You want to use this when the tables you’re dumping are InnoDB because it won’t lock the tables or block other operations, but it will ensure that the data you get is consistent from table to table, because it issues
START TRANSACTION WITH CONSISTENT SNAPSHOT against the original server before extracting the dump file.
What’s Perl doing here?
perl -pe 's/`prod_db`/`dev_db`/g'
What we’re essentially saying is perl,
-e execute the following mini-script (in quotes) and
-p pretend that I’ve wrapped this instruction in a loop that says “read from standard in”, “apply changes to data”, “print resulting data to standard out”.
s/ substitute, when you see `prod_db` replace
/ it with `dev_db` and
/ do this
g globally (instead of only replacing the first occurrence on any given line, replace every occurrence on every given line). Perl does this replacement very efficiently and is on virtually every system, and freely available for systems where it isn’t installed, including Windows. You could do the same thing with
sed, and the command would be similar, though not identical.
The steps above are essentially how I perform this operation when my developers need an entire schema cloned to the same server but with a different schema (database) name.
if you have the
mysql-utilities installed you can use
this happily works as a
shell_exec command in
/* copy db from source to destination - this is actually pretty fast */ $command = "mysqldbcopy --source=user:pass@localhost --destination=user:pass@localhost test:test_2"; $output = shell_exec($command);
It depends on if you’re wanting to recreate a whole new instance of the entire database, or just duplicate a specific schema within one database instance.

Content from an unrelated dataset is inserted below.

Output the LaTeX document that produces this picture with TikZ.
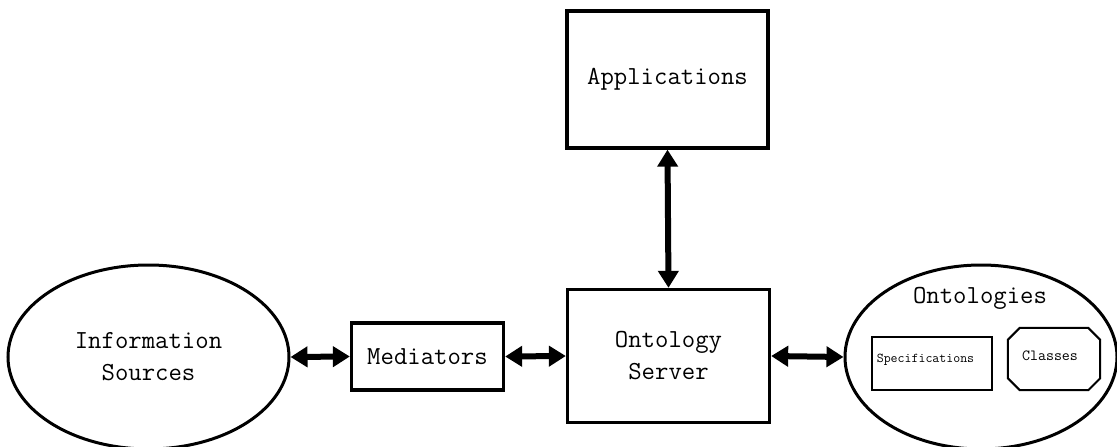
\documentclass[tikz,border=0pt]{standalone}
\usetikzlibrary{arrows.meta,shapes.geometric}
\begin{document}
\begin{tikzpicture}[x=1pt,y=-1pt,
  bigfont/.style={font=\ttfamily\fontsize{26}{32}\selectfont},
  box/.style={draw,line width=3.3pt,rectangle,inner sep=0pt,align=center,bigfont},
  cloud/.style={draw,line width=3pt,ellipse,inner sep=0pt,align=center,bigfont},
  small/.style={draw,line width=2pt,inner sep=0pt},
  biarrow/.style={line width=6pt,{Triangle[length=17pt,width=20pt]}-{Triangle[length=17pt,width=20pt]}}]
\useasboundingbox (0,0) rectangle (1117,447);
\node[box,minimum width=201pt,minimum height=137pt] (app) at (667.5,79.5) {Applications};
\node[box,minimum width=202pt,minimum height=133pt] (server) at (668.5,356) {Ontology\\Server};
\node[box,minimum width=152pt,minimum height=67pt] (med) at (427.5,356.5) {Mediators};
\node[cloud,minimum width=281pt,minimum height=184pt] (info) at (148.5,357) {Information\\Sources};
\node[cloud,minimum width=272pt,minimum height=184pt] (onto) at (981,357) {};
\node[font=\ttfamily\fontsize{26}{28}\selectfont,inner sep=0pt] (ontolabel) at (980,298) {Ontologies};
\node[small,rectangle,minimum width=120pt,minimum height=53pt] (spec) at (932,363.5) {};
\node[font=\ttfamily\fontsize{13.5}{14}\selectfont,inner sep=0pt] (spectext) at (925.5,360) {Specifications};
\node[inner sep=0pt,minimum width=92pt,minimum height=62pt] (classes) at (1054,359) {};
\draw[line width=2pt,line join=miter]
  ([xshift=12pt]classes.north west) -- ([xshift=-12pt]classes.north east)
  -- ([yshift=-12pt]classes.north east) -- ([yshift=12pt]classes.south east)
  -- ([xshift=-12pt]classes.south east) -- ([xshift=12pt]classes.south west)
  -- ([yshift=12pt]classes.south west) -- ([yshift=-12pt]classes.north west) -- cycle;
\node[font=\ttfamily\fontsize{15.5}{16}\selectfont,inner sep=0pt] (classtext) at (1050,356) {Classes};
\draw[biarrow] (app.south) -- (server.north);
\draw[biarrow] (info.east) -- (med.west);
\draw[biarrow] (med.east) -- (server.west);
\draw[biarrow] (server.east) -- (onto.west);
\end{tikzpicture}
\end{document}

If duplicating the entire database, it depends on what version of mysql you are running. For example, if you’re running 5.6 you can make use of the new transportable tablespace support. However if you are not running 5.6 then you have to either do a backup and restore to a new instance using xtrabackup with mysqld_multi or dump the database contents with mydumper and import that into your new database.